By Pete Kasperowicz - 03/26/12 11:33 AM ET

Rep. Glenn Thompson (R-Pa.) said Monday afternoon that while the Supreme Court is just starting to assess the constitutionality of the 2010 healthcare law, most Americans have already rendered the verdict that the law is both costly and unconstitutional, and should be repealed.

"In 2010, then-Speaker Nancy Pelosi suggested, 'we have to pass a bill so can find out what's in it,' " Thompson said on the House floor. "Two years since passage, American families have found out the hard way about increased taxes, looming regulations and a slew of broken promises from fictitious cost controls to limitations of consumer choice."

He said the Congressional Budget Office recently showed that President Obama was incorrect when he said Americans could keep their current health insurance plans if they liked them. CBO said as many as 5 million people per year could lose their employer-based coverage under the law from 2019 to 2022.

He also said there is increasing evidence that the law is causing health premiums to rise.

"This is a far cry from Barack Obama's 2008 proposition that his law would cut family premiums by $2,500 before the conclusion of his first term in office," Thompson said.

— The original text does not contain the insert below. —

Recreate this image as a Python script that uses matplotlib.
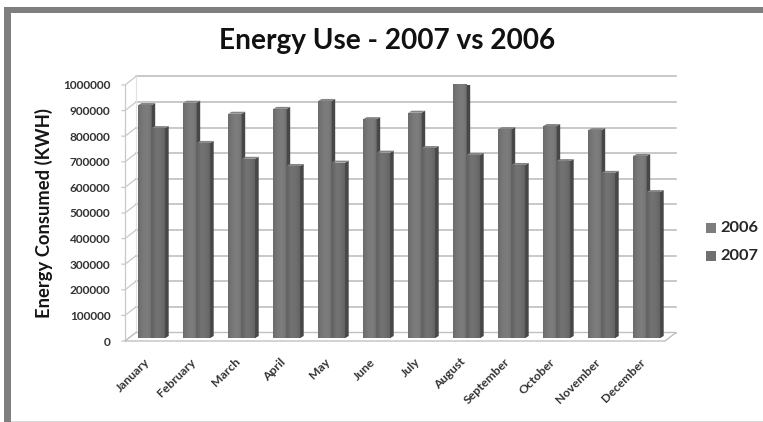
import numpy as np
import matplotlib
matplotlib.use("Agg")
import matplotlib.pyplot as plt
from matplotlib.patches import Polygon, Rectangle

months = ["January", "February", "March", "April", "May", "June", "July",
          "August", "September", "October", "November", "December"]
use_2006 = [910000, 919000, 876000, 895000, 926000, 855000,
            880000, 993000, 816000, 828000, 812000, 711000]
use_2007 = [820000, 762000, 700000, 672000, 685000, 724000,
            742000, 715000, 676000, 691000, 645000, 570000]
y_ticks = list(range(0, 1000001, 100000))

W, H = 763, 422
plt.rcParams["font.family"] = ["Lato", "DejaVu Sans"]
fig = plt.figure(figsize=(W / 100, H / 100), dpi=100, facecolor="white")

# Outer frame: heavy rule along the top and left, hairline along the bottom
fig.add_artist(Rectangle((4 / W, 0), 7 / W, 1 - 7 / H, transform=fig.transFigure, color="#7f7f7f", lw=0))
fig.add_artist(Rectangle((4 / W, 1 - 13 / H), 1 - 4 / W, 6 / H, transform=fig.transFigure, color="#7f7f7f", lw=0))
fig.add_artist(Rectangle((11 / W, 0), 1 - 11 / W, 1.5 / H, transform=fig.transFigure, color="#d8d8d8", lw=0))

# Front plane of the 3-D box, in pixel placement
L, R, B, T = 125, 665, 341, 85
ax = fig.add_axes([L / W, 1 - B / H, (R - L) / W, (B - T) / H])
ax.set_xlim(-0.5, 11.5)
ax.set_ylim(0, 1000000)
ax.patch.set_visible(False)
for s in ax.spines.values():
    s.set_visible(False)

px = 12 / (R - L)              # one pixel along x, in category units
py = 1000000 / (B - T)         # one pixel along y, in kWh
depth_x, depth_y = 11 * px, 8.5 * py
grid = "#b9b9b9"
x0, x1 = -0.5, 11.5

# Back wall gridlines, side-wall diagonals and tick stubs
for v in y_ticks:
    ax.plot([x0 + depth_x, x1 + depth_x], [v + depth_y] * 2, color=grid, lw=1.1, zorder=1, clip_on=False)
    ax.plot([x0 - 3 * px, x0, x0 + depth_x], [v, v, v + depth_y], color="#c8c8c8", lw=0.9, zorder=1, clip_on=False)
ax.plot([x0, x0], [0, 1000000], color="#c8c8c8", lw=0.9, zorder=1, clip_on=False)
ax.plot([x0 + depth_x] * 2, [depth_y, 1000000 + depth_y], color="#e2e2e2", lw=0.8, zorder=1, clip_on=False)
ax.add_patch(Polygon([(x0, 0), (x1, 0), (x1 + depth_x, depth_y), (x0 + depth_x, depth_y)],
                     closed=True, fc="white", ec="#c0c0c0", lw=1, zorder=1.5, clip_on=False))

bar_w = 13.5 * px
shift = 4 * px
lift = 3 * py
cap_x, cap_y = 3.5 * px, 2 * py
cmap_a = matplotlib.colors.LinearSegmentedColormap.from_list("a", ["#6c6c6c", "#787878", "#7e7e7e", "#707070"])
cmap_b = matplotlib.colors.LinearSegmentedColormap.from_list("b", ["#636363", "#747474", "#6e6e6e", "#606060"])
ramp = np.linspace(0, 1, 32).reshape(1, -1)


def draw_series(values, offset, cmap, z):
    xs = np.arange(len(values)) + offset
    bars = ax.bar(xs, values, width=bar_w, bottom=lift, color="#757575", lw=0, zorder=z)
    for rect, x, v in zip(bars, xs, values):
        left, right = x - bar_w / 2, x + bar_w / 2
        top = v + lift
        grad = ax.imshow(ramp, cmap=cmap, vmin=0, vmax=1, aspect="auto", zorder=z + 0.01,
                         extent=(left, right, lift, top), interpolation="bilinear")
        grad.set_clip_path(rect)
        ax.add_patch(Polygon([(right, lift), (right + cap_x, lift + cap_y),
                              (right + cap_x, top + cap_y), (right, top)],
                             closed=True, fc="#474747", lw=0, zorder=z + 0.02))
        ax.add_patch(Polygon([(left, top), (right, top),
                              (right + cap_x, top + cap_y), (left + cap_x, top + cap_y)],
                             closed=True, fc="#858585", lw=0, zorder=z + 0.02))


draw_series(use_2006, shift - bar_w / 2 + 0.2 * px, cmap_a, 2)
draw_series(use_2007, shift + bar_w / 2 + 0.2 * px, cmap_b, 3)
ax.set_xlim(x0, x1)
ax.set_ylim(0, 1000000)

# Axis text
ax.set_yticks(y_ticks, [str(v) for v in y_ticks])
ax.set_xticks(np.arange(12) - 3 * px, months)
ax.tick_params(axis="both", length=0)
ax.tick_params(axis="y", pad=10.5, labelsize=8.6, labelcolor="#333333")
ax.tick_params(axis="x", pad=11, labelsize=8.8, labelcolor="#333333")
for t in ax.get_yticklabels():
    t.set_fontweight("bold")
for t in ax.get_xticklabels():
    t.set_rotation(45)
    t.set_ha("right")
    t.set_rotation_mode("anchor")
    t.set_fontweight("bold")

fig.text(387 / W, 1 - 40.5 / H, "Energy Use - 2007 vs 2006", ha="center", va="center",
         fontsize=20.2, fontweight="bold", color="#111111")
fig.text(43.5 / W, 1 - 213 / H, "Energy Consumed (KWH)", rotation=90, ha="center", va="center",
         fontsize=13.2, fontweight="bold", color="#151515")

# Legend
for name, colour, cy in (("2006", "#7d7d7d", 228), ("2007", "#6f6f6f", 256)):
    fig.add_artist(Rectangle((706 / W, 1 - (cy + 5) / H), 10 / W, 10 / H,
                             transform=fig.transFigure, color=colour, lw=0))
    fig.text(720 / W, 1 - cy / H, name, ha="left", va="center", fontsize=11.8,
             fontweight="bold", color="#262626")

fig.savefig("out.png", dpi=100)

And he added that Obama incorrectly guessed that the law would not increase the deficit. "An honest accounting of the healthcare law finds that it will increase the deficit by hundreds of billions of dollars in the first 10 years alone," Thompson said.

Thompson spoke on the same day the Supreme Court began three days of oral arguments in a case that several states have brought against the law. But as Thompson himself suggested, a decision is likely months away.

The first issue raised in today's hearings was whether it's too early to bring the case at all, given that many aspects of it have not yet been implemented. Tuesday's arguments are expected to center on the larger issue of whether the law's requirement that everyone buy a health insurance policy is constitutional.